The Trinidad and Tobago Football Federation (TTFF) has been ordered to pay over $7 million as an interim payment to 13 players who represented this country at the 2006 FIFA World Cup.
Justice Devindra Rampersad, presiding in the Port of Spain High Court yesterday, ruled that an interim payment of US$1,140,384.39 be paid to the footballers.
He also expressed concern over what he labelled as the inadequate and "cloudy" way in which the TTFF's accounting books were presented to the courts.
"I have great issue with the accounts filed and I feel there has been no compliance with the precedent set out," Rampersad said.
Looking at the "books", Rampersad said there was no indication with respect to grants and monies received.
"It is totally unaccountable," he said.
The books tendered included all commercial revenue associated with the players in their build-up to the 2006 World Cup, which was held in Germany.
Rampersad then ordered that the accounts be properly done on an Excel spreadsheet.
"I find it strange, I have one document from FIFA, why do we not have a final letter from FIFA and Adidas saying this is how much we paid? Lucky or unlucky for you, I have some experience in the accounting field." Rampersad said he could tell when things were not right.
In addressing attorneys present, Rampersad said FIFA's monies "are a mystery" and that "one million francs" seemed to be missing.
"I cannot understand why it is not accounted for," he said.
Attorneys Om Lalla and Kelvin Ramkissoon are appearing on behalf of the TTFF, while attorneys Michael Tong-Lee, Dave DePeiza and George Hislop are seeking the interest of the footballers.

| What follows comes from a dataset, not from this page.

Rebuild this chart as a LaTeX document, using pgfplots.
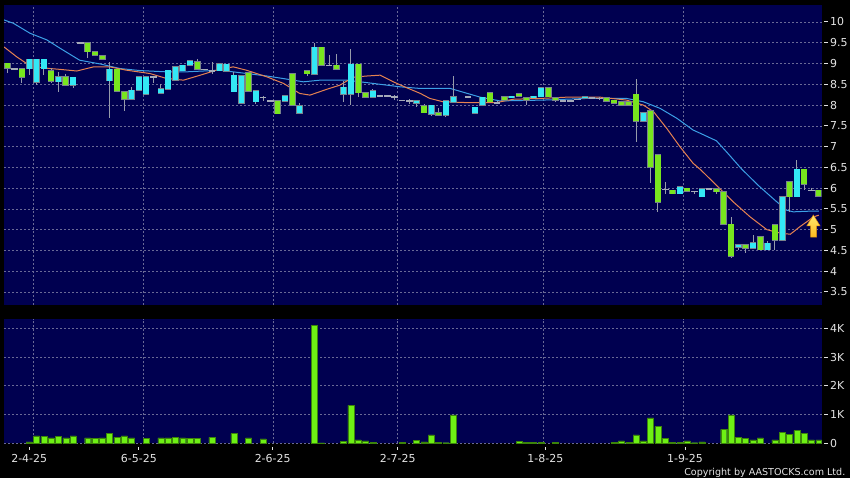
\documentclass[border=0pt]{standalone}
\usepackage{pgfplots}
\pgfplotsset{compat=1.18}
\usepackage{pgfplotstable}
\usepackage{fontspec}
\setmainfont{DejaVu Sans}
\definecolor{panel}{RGB}{0,0,80}
\definecolor{gridc}{RGB}{105,105,150}
\definecolor{upc}{RGB}{51,232,245}
\definecolor{downc}{RGB}{120,230,30}
\definecolor{edgec}{RGB}{120,130,140}
\definecolor{wickc}{RGB}{150,155,170}
\definecolor{dojic}{RGB}{165,170,185}
\definecolor{maBlue}{RGB}{60,160,230}
\definecolor{maOrange}{RGB}{230,130,80}
\definecolor{volc}{RGB}{110,240,20}
\definecolor{labc}{RGB}{228,228,228}
\definecolor{arrTop}{RGB}{255,235,110}
\definecolor{arrBot}{RGB}{255,185,30}
\definecolor{arrEdge}{RGB}{220,140,20}
\newcommand{\dashr}{\rule[3.6bp]{3.5bp}{0.9bp}\hspace{2.5bp}}
\newcommand{\xl}[1]{\shortstack{\rule{0.8bp}{3bp}\\[2bp]#1}}

\pgfplotstableread{
i o h l c
3 8.88 9.10 8.72 9.10
4 8.55 9.10 8.48 9.10
5 8.88 9.10 8.72 9.10
7 8.56 8.80 8.32 8.68
9 8.48 8.67 8.41 8.67
14 8.59 9.04 7.69 8.86
17 8.14 8.43 8.14 8.36
18 8.36 8.68 8.36 8.68
19 8.26 8.68 8.26 8.68
21 8.28 8.50 8.28 8.39
22 8.38 8.84 8.38 8.84
23 8.60 8.92 8.60 8.92
24 8.83 8.96 8.83 8.96
25 8.96 9.06 8.96 9.06
29 8.83 9.00 8.83 9.00
30 8.82 8.98 8.82 8.98
31 8.32 8.80 8.32 8.72
32 8.04 8.70 8.04 8.70
34 8.08 8.34 8.03 8.34
38 8.10 8.23 8.10 8.23
40 7.80 8.06 7.80 7.98
42 8.75 9.49 8.75 9.39
46 8.26 8.57 8.08 8.43
47 8.26 9.34 8.00 8.98
50 8.19 8.38 8.19 8.34
56 8.04 8.10 7.95 8.10
58 7.78 8.00 7.74 8.00
60 7.76 8.10 7.72 8.10
61 8.07 8.70 8.07 8.20
64 7.80 7.95 7.80 7.95
65 8.00 8.19 8.00 8.19
69 8.18 8.21 8.18 8.21
72 8.18 8.21 8.18 8.21
73 8.20 8.42 8.20 8.42
79 8.17 8.20 8.17 8.20
87 7.61 7.82 7.61 7.82
92 5.87 6.06 5.87 6.03
95 5.79 5.99 5.79 5.99
100 4.58 4.63 4.52 4.63
102 4.55 4.87 4.55 4.69
104 4.52 4.72 4.52 4.67
106 4.75 5.79 4.75 5.79
108 5.79 6.67 5.79 6.45
}\upT

\pgfplotstableread{
i o h l c
0 9.01 9.01 8.78 8.89
2 8.88 8.88 8.54 8.67
6 8.82 8.89 8.53 8.58
8 8.68 8.76 8.48 8.48
11 9.50 9.50 9.13 9.28
12 9.28 9.28 9.20 9.20
13 9.19 9.19 9.10 9.10
15 8.86 8.86 8.34 8.34
16 8.32 8.32 7.86 8.14
26 9.04 9.12 8.86 8.86
33 8.78 8.78 8.34 8.34
37 8.10 8.10 7.79 7.79
39 8.76 8.76 8.00 8.00
41 8.82 8.82 8.70 8.76
43 9.39 9.39 8.96 8.96
45 8.96 9.24 8.87 8.87
48 8.98 8.98 8.20 8.30
49 8.30 8.30 8.19 8.19
57 7.98 8.03 7.82 7.82
59 7.81 7.92 7.76 7.76
66 8.30 8.30 8.08 8.08
68 8.20 8.20 8.12 8.12
70 8.27 8.27 8.22 8.22
71 8.18 8.18 8.00 8.12
74 8.42 8.42 8.20 8.20
75 8.18 8.18 8.08 8.12
82 8.18 8.18 8.10 8.10
83 8.12 8.12 8.04 8.04
84 8.08 8.08 8.00 8.00
85 8.08 8.08 8.00 8.00
86 8.26 8.63 7.12 7.61
88 7.86 7.86 6.12 6.51
89 6.81 6.81 5.42 5.66
91 5.95 5.95 5.87 5.87
93 6.00 6.00 5.93 5.93
97 5.99 5.99 5.85 5.91
98 5.91 5.91 5.13 5.13
99 5.13 5.31 4.31 4.36
101 4.63 4.63 4.45 4.55
103 4.83 4.83 4.50 4.52
105 5.12 5.12 4.51 4.75
107 6.15 6.15 5.43 5.79
109 6.45 6.45 5.95 6.10
111 5.95 5.95 5.81 5.81
}\downT

\pgfplotstableread{
i o h l c
1 8.88 8.88 8.88 8.88
10 9.50 9.50 9.50 9.50
20 8.68 8.68 8.53 8.68
27 8.86 8.86 8.86 8.86
28 8.83 9.04 8.76 8.83
35 8.19 8.23 8.10 8.19
36 8.10 8.10 8.10 8.10
44 8.96 9.20 8.96 8.96
51 8.23 8.23 8.23 8.23
52 8.23 8.23 8.23 8.23
53 8.20 8.24 8.12 8.20
54 8.12 8.12 8.12 8.12
55 8.10 8.14 8.02 8.10
63 8.20 8.20 8.20 8.20
67 8.06 8.09 8.02 8.06
76 8.10 8.10 8.10 8.10
77 8.11 8.11 8.11 8.11
78 8.14 8.14 8.14 8.14
80 8.18 8.18 8.18 8.18
81 8.16 8.20 8.12 8.16
90 5.97 6.15 5.85 5.97
94 5.92 5.92 5.85 5.92
96 5.99 5.99 5.99 5.99
110 5.95 6.00 5.92 5.95
}\dojiT

\pgfplotstableread{
i v
3 50
4 255
5 232
6 185
7 243
8 185
9 255
11 185
12 174
13 185
14 348
15 209
16 255
17 185
19 174
21 185
22 185
23 197
24 185
25 174
26 174
28 209
31 336
33 185
35 150
42 4104
43 15
46 70
47 1322
48 116
49 81
50 35
54 25
56 93
57 46
58 290
59 35
60 20
61 986
70 58
71 35
72 35
73 25
75 25
83 35
84 81
85 35
86 290
87 81
88 881
89 580
90 174
91 35
92 35
93 81
94 20
95 46
98 487
99 986
100 209
101 162
102 116
103 185
105 116
106 371
107 301
108 441
109 348
110 116
111 116
}\volT

\pgfplotsset{
  wick/.style={draw=none, mark=none, forget plot,
    error bars/.cd, y dir=both, y explicit, error mark=none,
    error bar style={draw=wickc, line width=0.9bp, solid}},
  body/.style={draw=none, mark=none, forget plot,
    error bars/.cd, y dir=both, y explicit, error mark=none,
    error bar style={draw=#1, line width=5.4bp, solid}},
  bodyedge/.style={draw=none, mark=none, forget plot,
    error bars/.cd, y dir=both, y explicit, error mark=none,
    error bar style={draw=#1, line width=6.6bp, solid}},
  panelstyle/.style={
    scale only axis, width=817.7bp,
    xmin=-0.45, xmax=111.4,
    axis background/.style={fill=panel},
    axis line style={draw=none},
    major tick length=0pt,
    xtick={3.5,18.6,36.4,53.4,73.3,92.4}, xticklabels={},
    xmajorgrids, ymajorgrids,
    grid style={gridc, line width=0.6bp, dash pattern=on 2bp off 2bp},
    yticklabel pos=right,
    tick label style={font=\fontsize{11}{13}\selectfont, text=labc},
    yticklabel style={anchor=west, inner sep=0pt, xshift=2.3bp},
    /pgf/number format/assume math mode=true,
  }
}

\begin{document}
\begin{tikzpicture}
\fill[black] (0,0) rectangle (850bp,-478bp);

\begin{axis}[panelstyle,
  at={(4bp,-5.3bp)}, anchor=north west, height=299.7bp,
  ymin=3.187, ymax=10.402,
  ytick={3.5,4,4.5,5,5.5,6,6.5,7,7.5,8,8.5,9,9.5,10},
  yticklabel={\dashr\pgfmathprintnumber{\tick}},
]
% moving averages
\addplot[maBlue, line width=1bp, forget plot] coordinates {
(-0.45,10.05) (0.82,9.97) (3.1,9.73) (5.4,9.57) (7.2,9.37) (9.9,9.08) (12.7,8.99)
(15.4,8.88) (18.2,8.83) (21.8,8.80) (24.5,8.80) (29.1,8.84) (30.9,8.80) (35.5,8.70)
(37.7,8.64) (40.5,8.56) (42.8,8.60) (46.4,8.60) (49.2,8.54) (51.9,8.48) (53.7,8.44)
(56.5,8.40) (60.6,8.40) (64.7,8.19) (67.4,8.10) (73.3,8.12) (79.3,8.16) (84.7,8.16)
(87.0,8.08) (89.3,7.92) (91.6,7.68) (93.8,7.40) (94.8,7.32) (97.0,7.14) (98.4,6.87)
(100.4,6.47) (102.7,6.07) (105.0,5.71) (106.6,5.47) (107.5,5.43) (110.3,5.45) (111,5.45)};
\addplot[maOrange, line width=1bp, forget plot] coordinates {
(-0.45,9.40) (1.3,9.16) (2.65,9.00) (4.0,8.92) (5.8,8.88) (7.2,8.86) (9.5,8.82)
(11.8,8.92) (14.0,8.92) (16.3,8.84) (19.5,8.76) (21.8,8.64) (24.1,8.60) (26.4,8.72)
(28.6,8.84) (30.9,8.92) (32.7,8.84) (35.5,8.68) (37.8,8.52) (40.0,8.28) (41.4,8.24)
(43.7,8.38) (45.5,8.48) (47.3,8.67) (49.2,8.70) (51.0,8.72) (52.8,8.56) (54.6,8.42)
(56.5,8.28) (57.8,8.16) (59.6,8.08) (62.8,8.06) (66.9,8.06) (69.2,8.14) (72.9,8.16)
(76.5,8.19) (81.1,8.19) (84.7,8.12) (87.0,8.00) (88.4,7.84) (90.2,7.44) (92.0,7.00)
(93.8,6.60) (94.8,6.45) (97.0,6.07) (99.3,5.67) (101.6,5.31) (103.9,5.00) (105.7,4.92)
(107.1,4.89) (108.4,5.07) (110.3,5.31) (111,5.35)};
% wicks
\addplot[wick] table[x=i, y expr={(\thisrow{h}+\thisrow{l})/2}, y error expr={(\thisrow{h}-\thisrow{l})/2}] {\dojiT};
\addplot[wick] table[x=i, y expr={(\thisrow{h}+\thisrow{l})/2}, y error expr={(\thisrow{h}-\thisrow{l})/2}] {\upT};
\addplot[wick] table[x=i, y expr={(\thisrow{h}+\thisrow{l})/2}, y error expr={(\thisrow{h}-\thisrow{l})/2}] {\downT};
% doji bars
\addplot[bodyedge=dojic] table[x=i, y=c, y error expr={0.013}] {\dojiT};
% bodies
\addplot[bodyedge=edgec] table[x=i, y expr={(\thisrow{o}+\thisrow{c})/2}, y error expr={abs(\thisrow{c}-\thisrow{o})/2+0.014}] {\upT};
\addplot[body=upc] table[x=i, y expr={(\thisrow{o}+\thisrow{c})/2}, y error expr={abs(\thisrow{c}-\thisrow{o})/2}] {\upT};
\addplot[bodyedge=edgec] table[x=i, y expr={(\thisrow{o}+\thisrow{c})/2}, y error expr={abs(\thisrow{c}-\thisrow{o})/2+0.014}] {\downT};
\addplot[body=downc] table[x=i, y expr={(\thisrow{o}+\thisrow{c})/2}, y error expr={abs(\thisrow{c}-\thisrow{o})/2}] {\downT};
% arrow marker
\filldraw[draw=arrEdge, line width=0.5bp, top color=arrTop, bottom color=arrBot]
  (axis cs:109.36,5.09) -- (axis cs:110.26,5.354) -- (axis cs:111.18,5.09) -- (axis cs:110.70,5.09)
  -- (axis cs:110.70,4.82) -- (axis cs:109.88,4.82) -- (axis cs:109.88,5.09) -- cycle;
\end{axis}

\begin{axis}[panelstyle,
  at={(4bp,-319bp)}, anchor=north west, height=124.3bp,
  ymin=0, ymax=4323,
  ytick={0,1000,2000,3000,4000},
  yticklabels={{\dashr 0},{\dashr 1K},{\dashr 2K},{\dashr 3K},{\dashr 4K}},
  scaled y ticks=false,
  extra x ticks={3,18,36.3,53.4,73.6,92.7},
  extra x tick labels={{\xl{2-4-25}},{\xl{6-5-25}},{\xl{2-6-25}},{\xl{2-7-25}},{\xl{1-8-25}},{\xl{1-9-25}}},
  extra x tick style={grid=none},
  xticklabel style={anchor=north, inner sep=0pt, yshift=-3.2bp},
]
\addplot[ybar, bar width=6bp, fill=volc, draw=volc!55!black, line width=0.4bp] table[x=i, y=v] {\volT};
\end{axis}

\node[anchor=base east, inner sep=0pt, text=labc, font=\fontsize{9.6}{11}\selectfont] at (845.5bp,-475.5bp) {Copyright by AASTOCKS.com Ltd.};
\pgfresetboundingbox
\useasboundingbox (0,0) rectangle (850bp,-478bp);
\end{tikzpicture}
\end{document}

At yesterday's hearing, attorney Derrick Balliram stood in for Lalla, who was out of the country. The judge said he needed to have several matters cleared and needed the assistance of Lalla for this to be achieved.
Rampersad said in coming to his decision, sports giant Adidas had a contract with the TTFF where equipment and other items were provided, adding that this was not monetary in value.
He said this was left out as part of the interim payment and he needed further clarity on this issue. He said he was also unsatisfied about what happened to other money, moreso the millions pumped from the private sector, which crossed $40 million.
"What is happening? A striking piece of document is not being accounted for and that is startling. Some of the monies was pre-qualifying and post. If this is the case, the monies are not accounted," Rampersad said.
Noting that auditors K Rampersad did not say how the money came in and how it was disbursed, Rampersad said however long it takes "the accounts must be properly done".
He said initially there were 16 players contesting the suit, but three of them—Marvin Andrews, Chris Birchall and Ian Cox—withdrew from the suit. Rampersad ordered that they pay their own costs.
The players who continued the action against the TTFF-led Oliver Camps are Brent Sancho, Shaka Hislop, Kelvin Jack, Atiba Charles, Cyd Gray, Avery John, Aurtis Whitley, Collin Samuel, Evans Wise, Anthony Wolfe, Cornell Glen, Kenwyne Jones and Stern John. FIFA vice-president and TTFF special adviser, Jack Warner, was also named in the suit.
Last year, the TTFF appealed Rampersad's July 29 order requesting it honour its bonus agreement with the players. This was dismissed by the Appeal Court.
Court proceedings were first filed in November 2008 at the Port of Spain High Court, where the 16 players asked the High Court to enforce the judgment of the London-based Sport Dispute Resolution Panel (SDRP).
The SDRP had ruled in May 2008 that under the terms of a contract agreed to by Warner, the Soca Warriors were owed 50 per cent of all 2006 World Cup commercial revenue.
However, the TTFF claimed a breach of confidentiality by the players meant they were (TTFF) were no longer obligated to the agreement. Following weeks of arguments, Rampersad ruled in favour of the players but the TTFF appealed the decision.